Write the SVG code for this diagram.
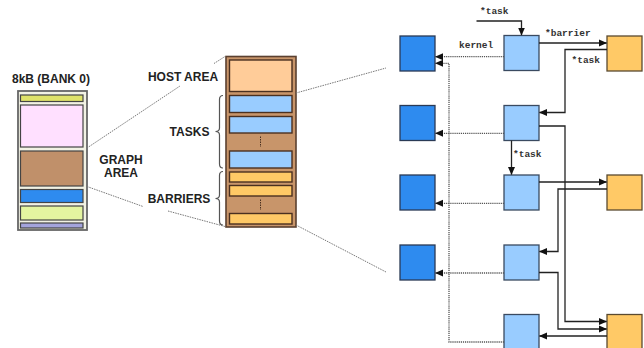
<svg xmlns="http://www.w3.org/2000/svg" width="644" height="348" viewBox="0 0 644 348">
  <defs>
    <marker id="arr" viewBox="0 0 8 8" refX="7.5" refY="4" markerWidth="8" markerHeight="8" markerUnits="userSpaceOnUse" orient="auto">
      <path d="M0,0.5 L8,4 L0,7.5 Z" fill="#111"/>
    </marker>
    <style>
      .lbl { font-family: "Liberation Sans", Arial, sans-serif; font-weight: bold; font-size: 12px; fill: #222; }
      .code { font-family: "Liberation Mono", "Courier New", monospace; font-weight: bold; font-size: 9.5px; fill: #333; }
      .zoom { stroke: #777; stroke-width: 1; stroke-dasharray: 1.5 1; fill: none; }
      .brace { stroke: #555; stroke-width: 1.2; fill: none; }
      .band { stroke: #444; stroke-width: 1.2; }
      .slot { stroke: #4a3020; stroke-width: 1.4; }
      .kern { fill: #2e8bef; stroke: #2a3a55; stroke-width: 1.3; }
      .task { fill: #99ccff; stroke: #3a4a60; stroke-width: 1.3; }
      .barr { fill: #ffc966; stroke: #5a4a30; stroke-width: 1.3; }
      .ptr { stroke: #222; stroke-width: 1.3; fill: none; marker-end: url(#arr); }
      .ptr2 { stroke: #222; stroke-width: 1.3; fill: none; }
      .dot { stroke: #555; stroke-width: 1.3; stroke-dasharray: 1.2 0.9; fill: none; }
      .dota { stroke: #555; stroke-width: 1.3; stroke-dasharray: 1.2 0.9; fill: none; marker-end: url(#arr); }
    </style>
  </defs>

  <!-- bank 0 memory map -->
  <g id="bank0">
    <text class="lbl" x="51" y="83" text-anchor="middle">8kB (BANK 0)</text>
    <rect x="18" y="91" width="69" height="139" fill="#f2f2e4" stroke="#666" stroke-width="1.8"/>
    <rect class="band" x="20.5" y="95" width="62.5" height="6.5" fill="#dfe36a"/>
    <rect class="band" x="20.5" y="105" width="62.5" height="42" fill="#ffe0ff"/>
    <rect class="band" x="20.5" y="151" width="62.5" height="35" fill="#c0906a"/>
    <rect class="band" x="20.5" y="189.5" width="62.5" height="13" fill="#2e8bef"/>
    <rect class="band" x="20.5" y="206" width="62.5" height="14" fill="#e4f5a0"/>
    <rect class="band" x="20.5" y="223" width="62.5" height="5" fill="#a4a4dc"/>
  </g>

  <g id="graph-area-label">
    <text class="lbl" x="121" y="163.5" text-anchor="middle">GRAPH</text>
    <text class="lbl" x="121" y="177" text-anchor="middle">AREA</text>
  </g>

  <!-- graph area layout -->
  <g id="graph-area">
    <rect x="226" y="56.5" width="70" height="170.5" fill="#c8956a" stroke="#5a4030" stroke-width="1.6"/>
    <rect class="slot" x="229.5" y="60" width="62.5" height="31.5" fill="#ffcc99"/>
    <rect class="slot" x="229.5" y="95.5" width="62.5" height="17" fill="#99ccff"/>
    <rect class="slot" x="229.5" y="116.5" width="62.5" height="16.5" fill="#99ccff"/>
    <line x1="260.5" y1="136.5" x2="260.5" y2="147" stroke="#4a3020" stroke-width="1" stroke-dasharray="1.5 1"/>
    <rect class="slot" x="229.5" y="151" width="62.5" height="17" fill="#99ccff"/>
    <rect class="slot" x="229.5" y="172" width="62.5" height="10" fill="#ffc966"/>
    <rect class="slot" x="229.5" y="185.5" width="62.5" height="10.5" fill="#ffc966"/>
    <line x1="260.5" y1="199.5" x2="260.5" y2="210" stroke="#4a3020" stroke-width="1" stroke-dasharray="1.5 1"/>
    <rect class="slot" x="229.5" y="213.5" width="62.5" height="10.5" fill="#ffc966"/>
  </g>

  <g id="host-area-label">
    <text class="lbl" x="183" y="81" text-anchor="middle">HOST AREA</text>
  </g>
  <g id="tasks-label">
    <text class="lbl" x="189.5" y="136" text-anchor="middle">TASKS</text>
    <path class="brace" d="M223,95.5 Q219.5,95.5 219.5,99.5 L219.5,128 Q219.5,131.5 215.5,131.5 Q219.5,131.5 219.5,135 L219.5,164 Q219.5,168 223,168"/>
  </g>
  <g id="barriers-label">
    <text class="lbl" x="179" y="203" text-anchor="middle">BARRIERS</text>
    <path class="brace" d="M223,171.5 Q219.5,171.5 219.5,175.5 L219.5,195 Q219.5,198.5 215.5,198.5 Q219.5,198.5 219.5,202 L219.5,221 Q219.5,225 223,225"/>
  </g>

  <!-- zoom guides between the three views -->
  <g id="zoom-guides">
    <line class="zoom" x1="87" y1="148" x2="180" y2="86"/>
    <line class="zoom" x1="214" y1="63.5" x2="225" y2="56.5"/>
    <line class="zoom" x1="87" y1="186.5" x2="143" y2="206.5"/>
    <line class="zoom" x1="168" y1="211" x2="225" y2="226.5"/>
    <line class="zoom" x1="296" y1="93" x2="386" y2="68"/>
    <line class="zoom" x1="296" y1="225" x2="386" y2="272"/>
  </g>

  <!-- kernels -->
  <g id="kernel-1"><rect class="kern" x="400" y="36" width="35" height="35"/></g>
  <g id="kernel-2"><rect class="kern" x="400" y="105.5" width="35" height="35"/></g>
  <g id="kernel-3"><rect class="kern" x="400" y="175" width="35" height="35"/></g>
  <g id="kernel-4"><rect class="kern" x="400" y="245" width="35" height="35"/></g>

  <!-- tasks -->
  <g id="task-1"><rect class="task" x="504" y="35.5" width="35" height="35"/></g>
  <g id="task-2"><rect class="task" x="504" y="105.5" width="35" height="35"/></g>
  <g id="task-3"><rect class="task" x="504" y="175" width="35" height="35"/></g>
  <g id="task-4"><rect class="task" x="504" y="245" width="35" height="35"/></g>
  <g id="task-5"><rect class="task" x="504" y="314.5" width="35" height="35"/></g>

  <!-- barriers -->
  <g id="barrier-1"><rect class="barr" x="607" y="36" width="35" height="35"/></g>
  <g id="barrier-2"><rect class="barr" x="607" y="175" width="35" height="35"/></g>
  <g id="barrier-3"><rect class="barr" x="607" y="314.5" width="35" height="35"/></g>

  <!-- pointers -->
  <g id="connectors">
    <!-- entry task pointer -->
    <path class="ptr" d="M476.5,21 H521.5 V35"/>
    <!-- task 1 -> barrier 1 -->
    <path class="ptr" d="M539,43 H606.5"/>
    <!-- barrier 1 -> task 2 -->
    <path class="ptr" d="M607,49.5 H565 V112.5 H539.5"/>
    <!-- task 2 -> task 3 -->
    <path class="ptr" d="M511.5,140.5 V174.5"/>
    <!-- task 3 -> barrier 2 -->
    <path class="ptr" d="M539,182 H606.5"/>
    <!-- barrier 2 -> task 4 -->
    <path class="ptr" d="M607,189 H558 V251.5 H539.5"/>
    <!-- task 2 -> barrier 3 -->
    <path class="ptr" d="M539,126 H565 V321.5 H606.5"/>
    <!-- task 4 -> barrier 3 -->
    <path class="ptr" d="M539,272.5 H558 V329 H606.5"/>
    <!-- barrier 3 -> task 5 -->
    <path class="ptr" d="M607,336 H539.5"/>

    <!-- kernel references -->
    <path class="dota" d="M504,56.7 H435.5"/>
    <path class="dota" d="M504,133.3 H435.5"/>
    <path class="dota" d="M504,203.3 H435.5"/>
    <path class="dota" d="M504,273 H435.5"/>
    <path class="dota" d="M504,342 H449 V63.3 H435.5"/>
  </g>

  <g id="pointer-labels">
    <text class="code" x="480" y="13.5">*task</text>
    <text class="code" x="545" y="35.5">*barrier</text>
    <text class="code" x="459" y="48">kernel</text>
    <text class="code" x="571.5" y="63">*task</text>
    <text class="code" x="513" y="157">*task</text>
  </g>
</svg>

──────────────────────────────

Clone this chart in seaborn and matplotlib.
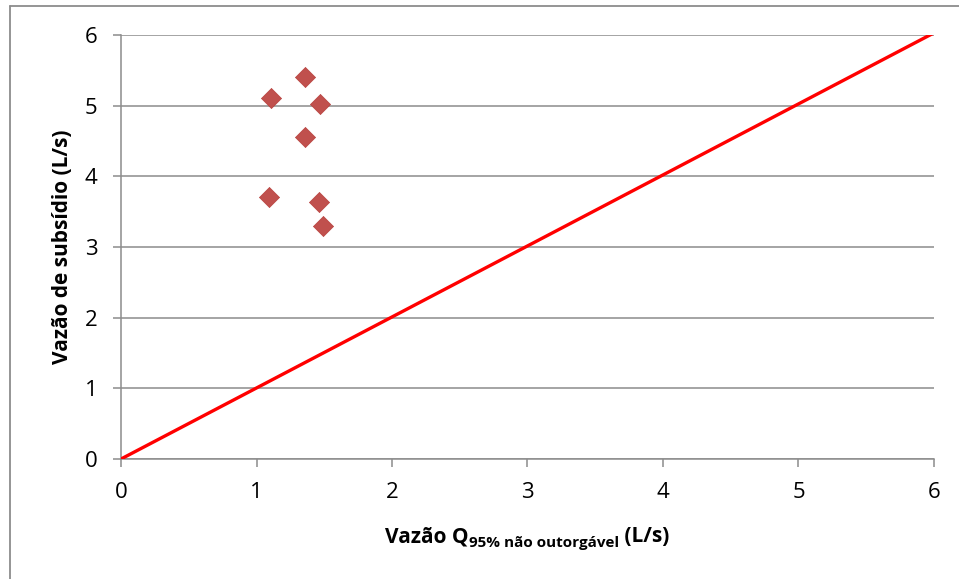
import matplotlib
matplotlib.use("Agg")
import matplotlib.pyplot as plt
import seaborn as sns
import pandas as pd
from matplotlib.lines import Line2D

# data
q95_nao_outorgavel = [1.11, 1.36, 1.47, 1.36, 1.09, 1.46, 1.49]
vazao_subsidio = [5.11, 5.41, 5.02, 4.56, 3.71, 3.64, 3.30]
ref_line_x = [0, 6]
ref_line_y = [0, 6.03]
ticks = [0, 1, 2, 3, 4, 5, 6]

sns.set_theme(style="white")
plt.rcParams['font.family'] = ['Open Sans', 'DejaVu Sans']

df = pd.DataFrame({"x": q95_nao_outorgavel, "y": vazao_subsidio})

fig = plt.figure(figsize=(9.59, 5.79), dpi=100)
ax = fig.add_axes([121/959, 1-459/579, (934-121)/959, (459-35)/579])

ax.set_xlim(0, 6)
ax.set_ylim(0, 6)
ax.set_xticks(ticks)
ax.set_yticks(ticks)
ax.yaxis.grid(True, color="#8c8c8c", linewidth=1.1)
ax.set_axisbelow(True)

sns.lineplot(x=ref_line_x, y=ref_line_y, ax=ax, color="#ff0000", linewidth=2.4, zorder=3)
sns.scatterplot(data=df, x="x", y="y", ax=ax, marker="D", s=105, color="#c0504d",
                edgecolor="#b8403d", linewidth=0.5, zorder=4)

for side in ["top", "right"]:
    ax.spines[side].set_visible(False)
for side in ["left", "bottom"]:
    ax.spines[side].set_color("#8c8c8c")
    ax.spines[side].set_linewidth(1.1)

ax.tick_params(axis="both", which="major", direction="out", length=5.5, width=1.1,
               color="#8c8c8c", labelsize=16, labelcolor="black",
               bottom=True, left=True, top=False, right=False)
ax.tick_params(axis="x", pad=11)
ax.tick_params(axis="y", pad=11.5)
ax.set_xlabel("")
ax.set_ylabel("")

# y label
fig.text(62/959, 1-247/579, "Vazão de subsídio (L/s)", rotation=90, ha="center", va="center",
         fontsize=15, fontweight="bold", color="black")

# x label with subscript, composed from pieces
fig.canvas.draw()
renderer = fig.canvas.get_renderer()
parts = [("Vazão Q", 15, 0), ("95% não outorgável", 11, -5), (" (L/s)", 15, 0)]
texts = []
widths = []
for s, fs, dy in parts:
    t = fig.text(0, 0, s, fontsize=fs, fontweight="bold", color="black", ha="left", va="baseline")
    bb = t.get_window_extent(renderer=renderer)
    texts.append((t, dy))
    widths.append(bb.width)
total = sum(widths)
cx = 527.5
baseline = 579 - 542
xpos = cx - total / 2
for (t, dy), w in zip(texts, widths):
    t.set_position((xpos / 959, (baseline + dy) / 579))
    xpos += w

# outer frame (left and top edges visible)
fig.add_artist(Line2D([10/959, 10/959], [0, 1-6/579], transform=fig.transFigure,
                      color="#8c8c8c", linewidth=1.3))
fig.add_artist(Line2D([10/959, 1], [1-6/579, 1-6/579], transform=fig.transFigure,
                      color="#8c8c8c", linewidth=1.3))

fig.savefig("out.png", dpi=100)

──────────────────────────────

■ Problem description
Search the records above for the string "matplotlib". Copy every line that contains it.

■ Completed exercise
Clone this chart in seaborn and matplotlib.
import matplotlib
matplotlib.use("Agg")
import matplotlib.pyplot as plt
from matplotlib.lines import Line2D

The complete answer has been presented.